Reproduce all lines of the listing below in which the word "React" occurs.

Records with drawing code
───

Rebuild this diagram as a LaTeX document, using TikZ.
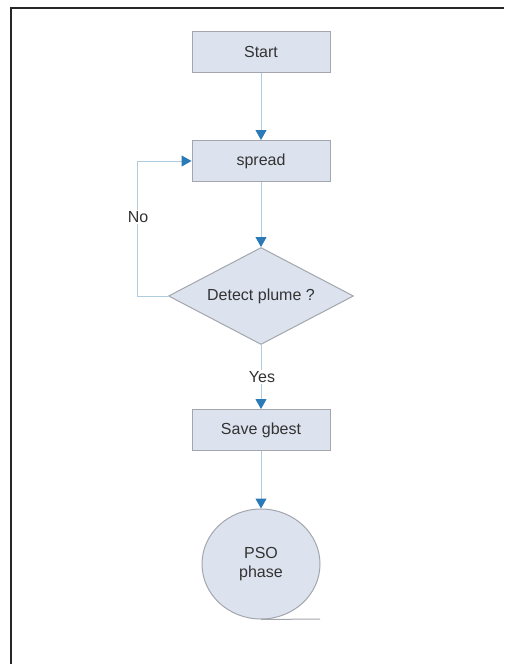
\documentclass[tikz,border=0pt]{standalone}
\usepackage{fontspec}
\setmainfont{Liberation Sans}
\usetikzlibrary{shapes.geometric,arrows.meta}
\definecolor{boxfill}{HTML}{DCE3EE}
\definecolor{boxline}{HTML}{A3A7AD}
\definecolor{conn}{HTML}{AFCBE0}
\definecolor{tip}{HTML}{2A7AB8}
\definecolor{txt}{HTML}{333333}
\tikzset{
  stepbox/.style={rectangle, draw=boxline, fill=boxfill, line width=1pt, minimum width=138pt, minimum height=41pt, inner sep=0pt, text=txt, font=\fontsize{16pt}{19pt}\selectfont},
  decide/.style={diamond, draw=boxline, fill=boxfill, line width=1pt, aspect=1.9, minimum width=185pt, minimum height=97pt, inner sep=0pt, text=txt, font=\fontsize{16pt}{19pt}\selectfont},
  endnode/.style={ellipse, draw=boxline, fill=boxfill, line width=1pt, minimum width=118pt, minimum height=110pt, inner sep=0pt, align=center, text=txt, font=\fontsize{16pt}{19pt}\selectfont},
  lbl/.style={fill=white, inner sep=1.5pt, text=txt, font=\fontsize{16pt}{19pt}\selectfont},
  conn/.style={draw=conn, line width=1pt, -{Triangle[width=11pt,length=10pt,color=tip]}},
  plain/.style={draw=conn, line width=1pt}
}
\begin{document}
\begin{tikzpicture}[x=1pt,y=-1pt]
\useasboundingbox (0,0) rectangle (504,664);
\fill[white] (0,0) rectangle (504,664);
\draw[line width=2.5pt, black!85] (11,664) -- (11,8) -- (504,8);
\node[stepbox] (start) at (261,51.5) {Start};
\node[stepbox] (spread) at (261,161) {spread};
\node[decide] (detect) at (261,296) {Detect plume ?};
\node[stepbox] (save) at (261,430) {Save gbest};
\node[endnode] (pso) at (261,564) {PSO\\phase};
\coordinate (loopb) at (137,296);
\coordinate (loopt) at (137,161);
\draw[conn] (start) -- (spread);
\draw[conn] (spread) -- (detect);
\draw[conn] (detect.west) -- (loopb) -- (loopt) -- (spread.west);
\draw[conn] (detect) -- (save);
\draw[conn] (save) -- (pso);
\node[lbl] (no) at (138,217) {No};
\node[lbl] (yes) at (262,377) {Yes};
\coordinate (shadowend) at (320,619);
\draw[boxline, line width=1pt] (pso.south) -- (shadowend);
\end{tikzpicture}
\end{document}
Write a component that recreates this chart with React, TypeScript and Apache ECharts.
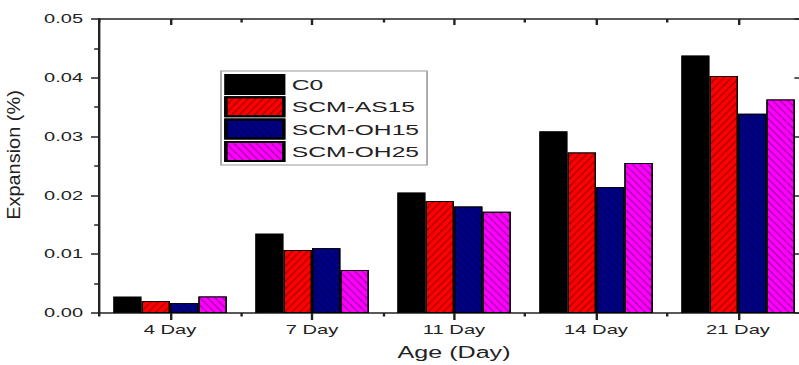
import React, { useEffect, useRef } from "react";
import * as echarts from "echarts";

const categories = ["4 Day", "7 Day", "11 Day", "14 Day", "21 Day"];
const seriesNames = ["C0", "SCM-AS15", "SCM-OH15", "SCM-OH25"];
const c0 = [0.0028, 0.0135, 0.0205, 0.0309, 0.0438];
const as15 = [0.002, 0.0107, 0.019, 0.0273, 0.0403];
const oh15 = [0.0017, 0.011, 0.0181, 0.0214, 0.0339];
const oh25 = [0.0028, 0.0073, 0.0172, 0.0255, 0.0363];

const S = 1.6; // horizontal stretch of the reference
const FONT = "Liberation Sans, Arial, sans-serif";
const AX = "#222";

export default function App() {
  const ref = useRef<HTMLDivElement>(null);
  useEffect(() => {
    if (!ref.current) return;
    const chart = echarts.init(ref.current, null, { renderer: "svg" });
    const hatch = (rot: number, color: string) => ({
      symbol: "rect",
      symbolSize: 1,
      dashArrayX: [1, 0],
      dashArrayY: [0.9, 2.6],
      rotation: rot,
      color,
    });
    const base = {
      type: "bar" as const,
      barGap: "0%",
      barCategoryGap: "20%",
      xAxisIndex: 0,
      yAxisIndex: 0,
    };
    const option: any = {
      animation: false,
      backgroundColor: "#fff",
      grid: { left: 99 / S, top: 19, width: 710 / S, bottom: 51, containLabel: false },
      legend: {
        orient: "vertical",
        left: 221 / S,
        top: 71,
        padding: [3, 5, 3, 2],
        itemWidth: 58 / S,
        itemHeight: 19,
        itemGap: 1.3,
        borderColor: "#999",
        borderWidth: 1,
        textStyle: { fontFamily: FONT, fontSize: 15.4, color: AX, padding: [0, 0, 0, 0] },
        data: seriesNames,
        icon: "rect",
      },
      xAxis: [
        {
          type: "category",
          data: categories,
          position: "bottom",
          axisLine: { show: true, lineStyle: { color: AX, width: 1.5 } },
          axisTick: { show: true, alignWithLabel: true, length: 7, inside: false, lineStyle: { color: AX, width: 1.5 } },
          axisLabel: { fontFamily: FONT, fontSize: 12.6, color: AX, margin: 10 },
          name: "Age (Day)",
          nameLocation: "middle",
          nameGap: 31,
          nameTextStyle: { fontFamily: FONT, fontSize: 15.7, color: AX },
        },
        {
          type: "category",
          data: categories,
          position: "bottom",
          axisLine: { show: false },
          axisTick: { show: true, alignWithLabel: false, length: 3.5, lineStyle: { color: AX, width: 1.5 } },
          axisLabel: { show: false },
        },
        {
          type: "category",
          data: categories,
          position: "top",
          axisLine: { show: true, lineStyle: { color: AX, width: 1.5 } },
          axisTick: { show: true, alignWithLabel: true, inside: true, length: 6, lineStyle: { color: AX, width: 1.5 } },
          axisLabel: { show: false },
        },
        {
          type: "category",
          data: categories,
          position: "top",
          axisLine: { show: false },
          axisTick: { show: true, alignWithLabel: false, inside: true, length: 3.5, lineStyle: { color: AX, width: 1.5 } },
          axisLabel: { show: false },
        },
      ],
      yAxis: [
        {
          type: "value",
          min: 0,
          max: 0.05,
          interval: 0.01,
          axisLine: { show: true, lineStyle: { color: AX, width: 1.5 } },
          axisTick: { show: true, length: 5, lineStyle: { color: AX, width: 1.5 } },
          minorTick: { show: true, splitNumber: 2, length: 3, lineStyle: { color: AX, width: 1.5 } },
          splitLine: { show: false },
          axisLabel: {
            fontFamily: FONT,
            fontSize: 12.5,
            color: AX,
            margin: 10,
            formatter: (v: number) => v.toFixed(2),
          },
        },
        {
          type: "value",
          min: 0,
          max: 0.05,
          interval: 0.01,
          position: "right",
          offset: -(809 - 800) / S,
          axisLine: { show: false },
          axisTick: { show: true, inside: true, length: 3.5, lineStyle: { color: AX, width: 1.5 } },
          splitLine: { show: false },
          axisLabel: { show: false },
        },
      ],
      graphic: [
        {
          type: "text",
          x: 14 / S,
          y: 155,
          rotation: Math.PI / 2,
          scaleX: 1.72,
          style: {
            text: "Expansion (%)",
            fontFamily: FONT,
            fontSize: 11.6,
            fill: AX,
            align: "center",
            verticalAlign: "middle",
            textAlign: "center",
            textVerticalAlign: "middle",
          },
        },
      ],
      series: [
        {
          ...base,
          name: seriesNames[0],
          data: c0,
          itemStyle: { color: "#000000", borderColor: "#000", borderWidth: 0.8 },
        },
        {
          ...base,
          name: seriesNames[1],
          data: as15,
          itemStyle: {
            color: "#ff0000",
            borderColor: "#000",
            borderWidth: 0.8,
            decal: hatch(-1.01, "rgba(110,0,0,0.6)"),
          },
        },
        {
          ...base,
          name: seriesNames[2],
          data: oh15,
          itemStyle: {
            color: "#000085",
            borderColor: "#000",
            borderWidth: 0.8,
            decal: hatch(1.01, "rgba(0,0,50,0.45)"),
          },
        },
        {
          ...base,
          name: seriesNames[3],
          data: oh25,
          itemStyle: {
            color: "#ff00ff",
            borderColor: "#000",
            borderWidth: 0.8,
            decal: hatch(1.01, "rgba(110,0,110,0.6)"),
          },
        },
      ],
    };
    chart.setOption(option);
    return () => chart.dispose();
  }, []);

  return (
    <div
      style={{
        position: "fixed",
        left: 0,
        top: 0,
        width: 799,
        height: 365,
        overflow: "hidden",
        background: "#fff",
      }}
    >
      <div
        ref={ref}
        style={{
          width: 520,
          height: 365,
          transform: `scaleX(${S})`,
          transformOrigin: "0 0",
        }}
      />
    </div>
  );
}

───

Expected output ▸
Write a component that recreates this chart with React, TypeScript and Apache ECharts.
import React, { useEffect, useRef } from "react";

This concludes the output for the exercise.